Trump Bump: Tickets for Cantonese opera about US president sold out

The promotional poster for a Cantonese opera about Donald Trump. Photo via Facebook/Sunbeam Theatre.
The promotional poster for a Cantonese opera about Donald Trump. Photo via Facebook/Sunbeam Theatre.

Maybe you were holding out to see the full Mueller report before buying your tickets, or maybe, like us, you were just too lazy to get online and book them. But whatever the reason, if you don’t already have your tickets for a new Cantonese opera about US President Donald Trump, it looks like you’re out of luck.

According to ticketing website Cityline, tickets for Trump On Show at the Sunbeam Theatre in North Point have already sold out ahead of its four-day run starting on Friday. Which is a shame, frankly, because it sounds like it’s going to be a doozy.

Trump On Show will be performing to a packed opera house when it begins its four-day run this week. Screenshot via Cityline.
Trump On Show will be performing to a packed opera house when it begins its four-day run this week. Screenshot via Cityline.

On Saturday, the opera’s playwright, Edward Li Kui-ming, spilled the beans on the details of the plot.

Although the opera will debut against a backdrop of mounting US-China tensions, with an ongoing trade war and the US’ campaign against Chinese telecommunications giant Huawei, Li says that the play will focus less on the current state of affairs, and more the history of modern China — some of it made up, of course.

According to online outlet Quartz, the play opens shortly after Trump’s inauguration, with his daughter Ivanka discovering a suitcase marked “1972, China” containing an English version of Chairman Mao’s famed The Little Red Book.

The opera then dives into a fictional (we presume; what’s in that full report?!) chapter in Trump’s past that saw him travel to China in 1972 — the year another presidential paragon, Richard Nixon, first landed in Beijing and laid the groundwork for normalized US-China relations.

The play goes on to imagine not only Trump encountering Mao and China’s first premier, Zhou Enlai, but also a plot thread involving Trump’s long-lost twin brother who grew up in China, the South China Morning Post reports.

Talk of the fictitious twin brother was first mentioned during a live-streamed interview with Li last week by MATV.

During the interview, Li said he was inspired by the story of Barack Obama’s half-brother, Mark Okoth Obama Ndesandjo, who lives in Shenzhen.

Li said: “I thought, ‘Wow, Obama has a brother who was in China and now speaks Mandarin. What if Trump had a twin brother who was also left in China and looks almost exactly like him and also speaks Mandarin?'”

He said that after finishing the script, he sent a copy to friend and frequent collaborator Lung Koon-tin — who will be donning the blonde wig and fake tan for Trump On Show — who said: “Wow, this play is great! Let’s do this one!”

Li told MATV that he’s on a mission to bring Cantonese opera to the younger generation, and that Trump On Show was the second of three Cantonese operas to feature Chairman Mao.

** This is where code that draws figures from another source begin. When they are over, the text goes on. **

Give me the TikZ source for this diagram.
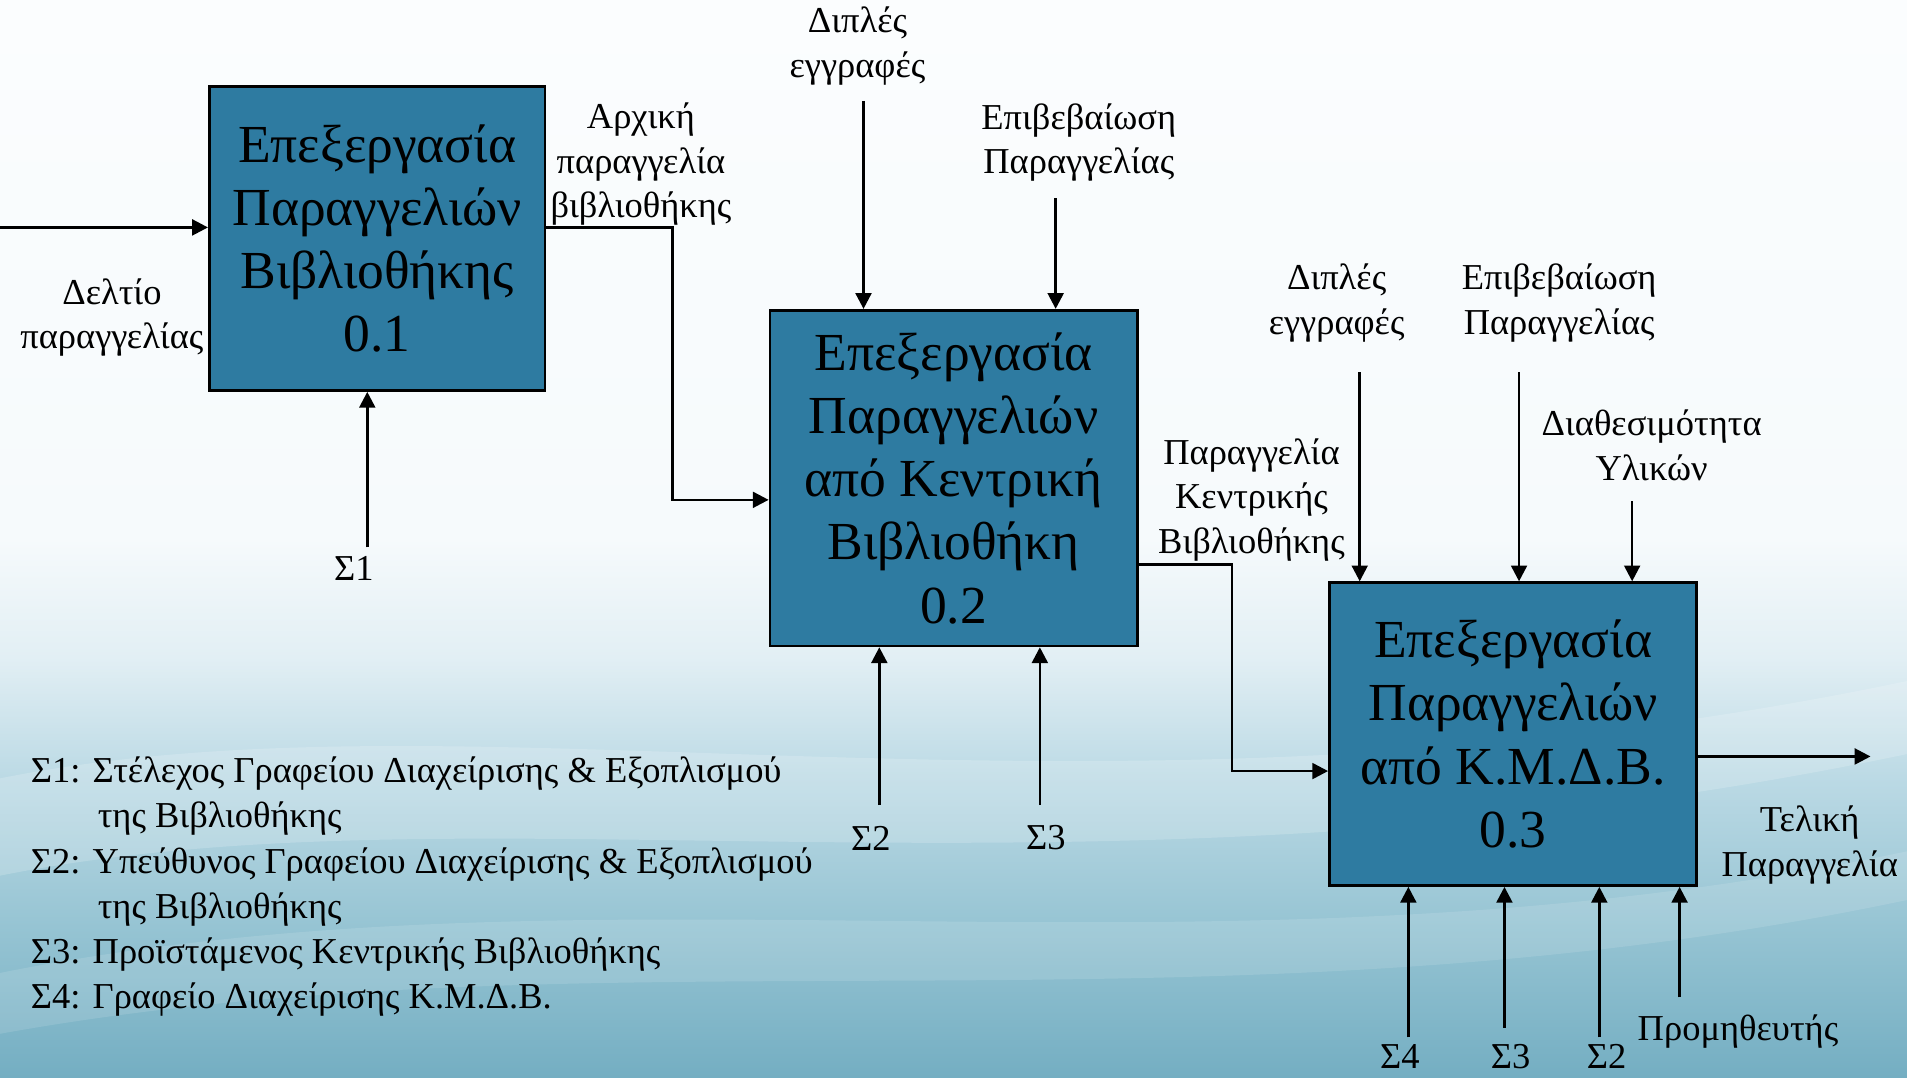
\documentclass[tikz,border=0pt]{standalone}
\usepackage{fontspec}
\setmainfont{Liberation Serif}
\usetikzlibrary{arrows.meta,calc}
\definecolor{boxblue}{HTML}{2E7BA1}
\pgfdeclareverticalshading{slidebg}{100bp}{%
  color(0bp)=(rgb,255:red,112;green,171;blue,192);
  color(25bp)=(rgb,255:red,116;green,174;blue,194);
  color(32bp)=(rgb,255:red,150;green,196;blue,211);
  color(39bp)=(rgb,255:red,188;green,218;blue,229);
  color(44.5bp)=(rgb,255:red,226;green,239;blue,244);
  color(50bp)=(rgb,255:red,246;green,250;blue,252);
  color(75bp)=(rgb,255:red,251;green,253;blue,254);
  color(100bp)=(rgb,255:red,251;green,253;blue,254)}
\begin{document}
\begin{tikzpicture}[x=0.5pt,y=-0.5pt,
  proc/.style={draw=black,line width=1.1pt,fill=boxblue,align=center,
    font=\fontsize{22}{26}\selectfont,inner sep=0pt,anchor=north west},
  lbl/.style={align=center,font=\fontsize{15}{18.3}\selectfont,inner sep=0pt},
  legend/.style={align=left,font=\fontsize{15}{18.6}\selectfont,inner sep=0pt,anchor=north west},
  flow/.style={line width=1.1pt,-{Triangle[length=6.5pt,width=6.5pt]}},
  wire/.style={line width=1.1pt}]

% slide background
\useasboundingbox (0,0) rectangle (1568,886);
\shade[shading=slidebg] (0,0) rectangle (1568,886);
\fill[white,opacity=0.18] (0,640) .. controls (400,560) and (900,700) .. (1568,560)
  -- (1568,620) .. controls (900,760) and (400,640) .. (0,720) -- cycle;
\fill[white,opacity=0.12] (0,800) .. controls (500,700) and (1000,820) .. (1568,700)
  -- (1568,740) .. controls (1000,860) and (500,760) .. (0,850) -- cycle;

% process boxes
\node[proc,minimum width=138pt,minimum height=125pt] (b1) at (171,70)
  {Επεξεργασία\\Παραγγελιών\\Βιβλιοθήκης\\0.1};
\node[proc,minimum width=151pt,minimum height=138pt] (b2) at (632,254)
  {Επεξεργασία\\Παραγγελιών\\από Κεντρική\\Βιβλιοθήκη\\0.2};
\node[proc,minimum width=151pt,minimum height=124.5pt] (b3) at (1092,478)
  {Επεξεργασία\\Παραγγελιών\\από Κ.Μ.Δ.Β.\\0.3};

% labels
\node[lbl] (lin) at (92,261) {Δελτίο\\παραγγελίας};
\node[lbl] (ls1) at (291,467) {Σ1};
\node[lbl] (lo1) at (527,135) {Αρχική\\παραγγελία\\βιβλιοθήκης};
\node[lbl] (ld2) at (705,38) {Διπλές\\εγγραφές};
\node[lbl] (le2) at (887,117) {Επιβεβαίωση\\Παραγγελίας};
\node[lbl] (ls22) at (716,689) {Σ2};
\node[lbl] (ls32) at (860,689) {Σ3};
\node[lbl] (lo2) at (1029,411) {Παραγγελία\\Κεντρικής\\Βιβλιοθήκης};
\node[lbl] (ld3) at (1099,249) {Διπλές\\εγγραφές};
\node[lbl] (le3) at (1282,249) {Επιβεβαίωση\\Παραγγελίας};
\node[lbl] (lav) at (1358,366) {Διαθεσιμότητα\\Υλικών};
\node[lbl] (lout) at (1488,695) {Τελική\\Παραγγελία};
\node[lbl] (ls43) at (1151,869) {Σ4};
\node[lbl] (ls33) at (1242,869) {Σ3};
\node[lbl] (ls23) at (1321,869) {Σ2};
\node[lbl] (lsup) at (1429,848) {Προμηθευτής};

% free ends of connectors
\coordinate (inA) at (0,187);
\coordinate (s1A) at (302,450);
\coordinate (d2A) at (710,83);
\coordinate (e2A) at (868,163);
\coordinate (s22A) at (723,662);
\coordinate (s32A) at (855,662);
\coordinate (d3A) at (1118,306);
\coordinate (e3A) at (1249,306);
\coordinate (avA) at (1342,412);
\coordinate (outB) at (1538,622);
\coordinate (s43A) at (1158,853);
\coordinate (s33A) at (1237,845);
\coordinate (s23A) at (1315,853);
\coordinate (supA) at (1381,820);

% box 0.1
\draw[flow] (inA) -- (inA -| b1.west);
\draw[flow] (s1A) -- (s1A |- b1.south);
\draw[flow] (b1.east |- inA) -| (553,411) -- (b2.west |- 0,411);

% box 0.2
\draw[flow] (d2A) -- (d2A |- b2.north);
\draw[flow] (e2A) -- (e2A |- b2.north);
\draw[flow] (s22A) -- (s22A |- b2.south);
\draw[flow] (s32A) -- (s32A |- b2.south);
\draw[flow] (b2.east |- 0,464) -| (1013,634) -- (b3.west |- 0,634);

% box 0.3
\draw[flow] (d3A) -- (d3A |- b3.north);
\draw[flow] (e3A) -- (e3A |- b3.north);
\draw[flow] (avA) -- (avA |- b3.north);
\draw[flow] (b3.east |- outB) -- (outB);
\draw[flow] (s43A) -- (s43A |- b3.south);
\draw[flow] (s33A) -- (s33A |- b3.south);
\draw[flow] (s23A) -- (s23A |- b3.south);
\draw[flow] (supA) -- (supA |- b3.south);

% roles
\node[legend] (leg) at (25,622) {%
  Σ1: Στέλεχος Γραφείου Διαχείρισης \& Εξοπλισμού\\
  \hspace*{27.5pt}της Βιβλιοθήκης\\
  Σ2: Υπεύθυνος Γραφείου Διαχείρισης \& Εξοπλισμού\\
  \hspace*{27.5pt}της Βιβλιοθήκης\\
  Σ3: Προϊστάμενος Κεντρικής Βιβλιοθήκης\\
  Σ4: Γραφείο Διαχείρισης Κ.Μ.Δ.Β.};
\end{tikzpicture}
\end{document}
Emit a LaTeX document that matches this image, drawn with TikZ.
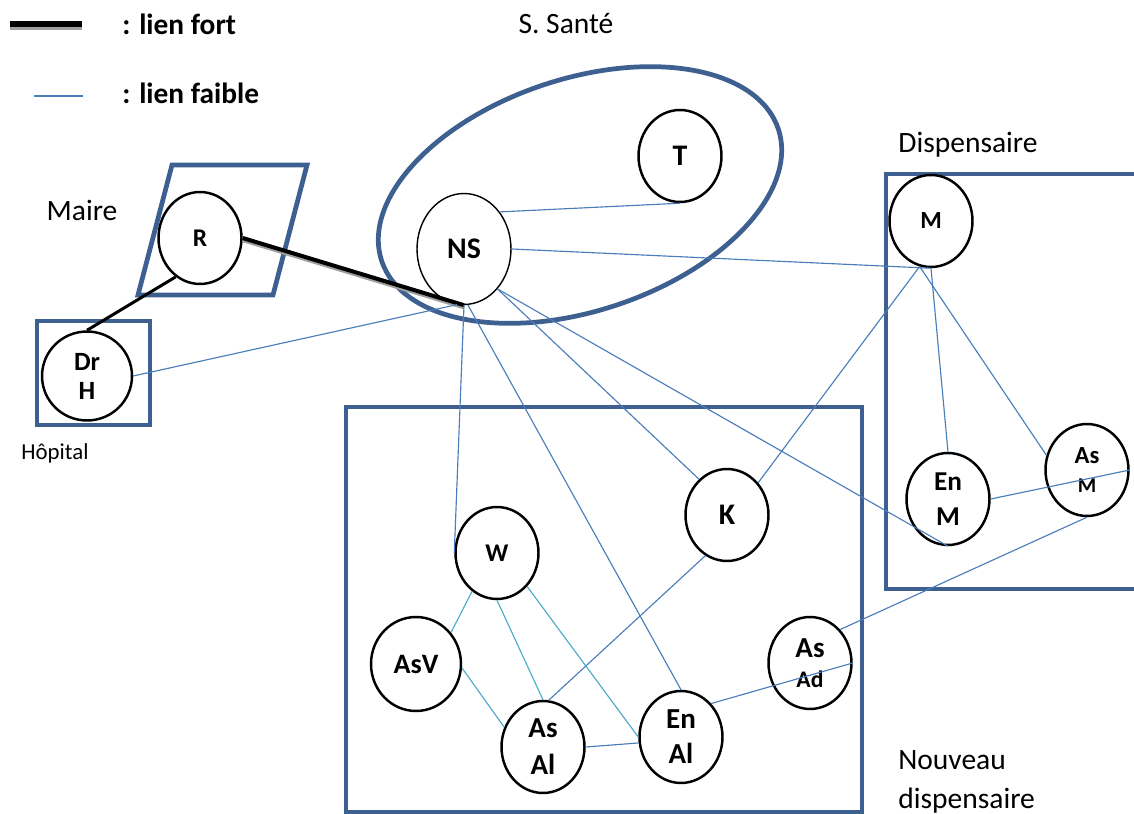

Li — a feng shui master who also runs the Sunbeam Theatre — is famous for penning the controversial Cantonese opera Chairman Mao, which purports to depict the private life of the founding father of the People’s Republic of China. The play was performed in 2016 to commemorate China National Day and the 47th anniversary of the founding of the People’s Republic of China, with Lung as Mao, a role he will reprise in Trump on Show.

(Check out the video below to see parts of that opera.)

When news of Trump On Show first came about, netizens were excited that it could open the door for Cantonese operas about other contemporary world leaders, like unpopular former Chief Executive CY Leung, who governed Hong Kong during the 2014 Umbrella Movement; current Chinese President Xi Jinping; and even Russian president and noted Trump man-crush Vladimir Putin.

But speaking to SCMP, Li said he didn’t know whether or not Xi would make an appearance in future works, admitting that he avoided sensitive historical events like the Cultural Revolution and the Tiananmen Square Massacre, saying: “Sensitive issues will always stir unhappiness. As a playwright I want to bring positive vibes to society.”

With tickets sold out for the four-day run, it’s not clear if Sunbeam Theatre will hold reruns of Trump On Show, or if it will include English subtitles.

The opera house did not respond to a request for comment from Coconuts HK as of press time.